I had been trying to set aside time each morning to make a dent in my Instapaper backlog, and while this worked for a while, the amount of time that I am able to devote to this in the mornings before leaving the house has been steadily decreasing. I am increasingly dealing with more complex topics in my morning study of Italian and Japanese, and similarly I am moving on to more physically demanding progressions of exercises in my morning workouts. Both of these factors are gradually demanding more of my time in the mornings, to the point where I have been feeling that my attempts at working through my Instapaper backlog need to be reassessed.
Some years ago I tried using a Kindle as the main medium from which to consume articles I saved to Instapaper. For a number of reasons the experience didn’t quite click with me and I stopped sending articles to my Kindle quite quickly. Until very recently, I hadn’t really given much thought to the idea of reading articles on my Kindle.
Every morning I have around fifteen minutes of time while I wait for and travel on the train to work, which upon reflection I decided that I was not really utilising very effectively. I started using this time to read fiction, and I made short work of rereading novels set in the Ghost in the Shell: Stand Alone Complex universe by Junichi Fujisaku.

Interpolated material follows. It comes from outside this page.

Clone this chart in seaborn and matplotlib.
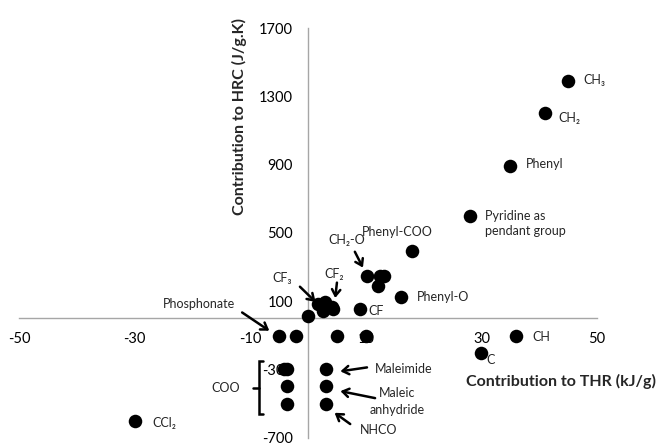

I was surprised at just how much reading I was getting done while waiting for and travelling on trains, though I really shouldn’t have been given how much I spend writing and talking about the power and compounding returns of incremental learning and improvement strategies. After finishing the last novel, I started thinking of using that same time to make up for the time I was losing at home in reading my saved articles.
Usually this would have been done on my mobile phone or a tablet, but between the poor Instapaper experience on Android and my wife having permanently taken possession of my iPad, the only other reading device at my disposal was a Kindle. Setting up Instapaper to regularly send a selection of articles to my Kindle was painless process and in a matter of minutes I had a selection of articles from my backlog ready for me on my Kindle, complete with a table of contents to navigate between articles, and links to archive and like articles once I had finished reading them.
I have been reading Instapaper articles on my Kindle for about a week now and I have two immediate observations:
- Not having to actively select something out my Instapaper backlog to read takes a huge weight off of my shoulders and makes the whole experience more pleasant and less of a chore
- My relationship with articles has been deeply coloured by the ubiquity of scrolling on both mobile platforms and browsers
This second point was quite surprising to me. When reading on a screen, whether it is a laptop screen, a phone screen or a tablet screen, the role of scrolling is central to the reading experience. It is so fundamental that I often scroll to scan around without thinking, even when I am mid-sentence. I’m willing to bet that my poor impulse control and scrolling habits have a significantly detrimental effect on the total time required for me to finish reading an article or set of articles.
E-ink readers such as the Kindle on the other hand can feel painfully slow when you are trying to scan through large swathes of text separated by multiple page turns. In embracing this slower pace and constraint on the ability to scan around, I have found my attention has been much more focused and attuned to the nuances of the articles that I am reading, and I have realised just how rare my moments of mindful reading of articles are these days.
I believe that this change has been key in marking a mental shift whereby reading saved articles has gone from being an obligation to an act of leisure, and has also revitalised my latent desire to invest time in reading longform writing.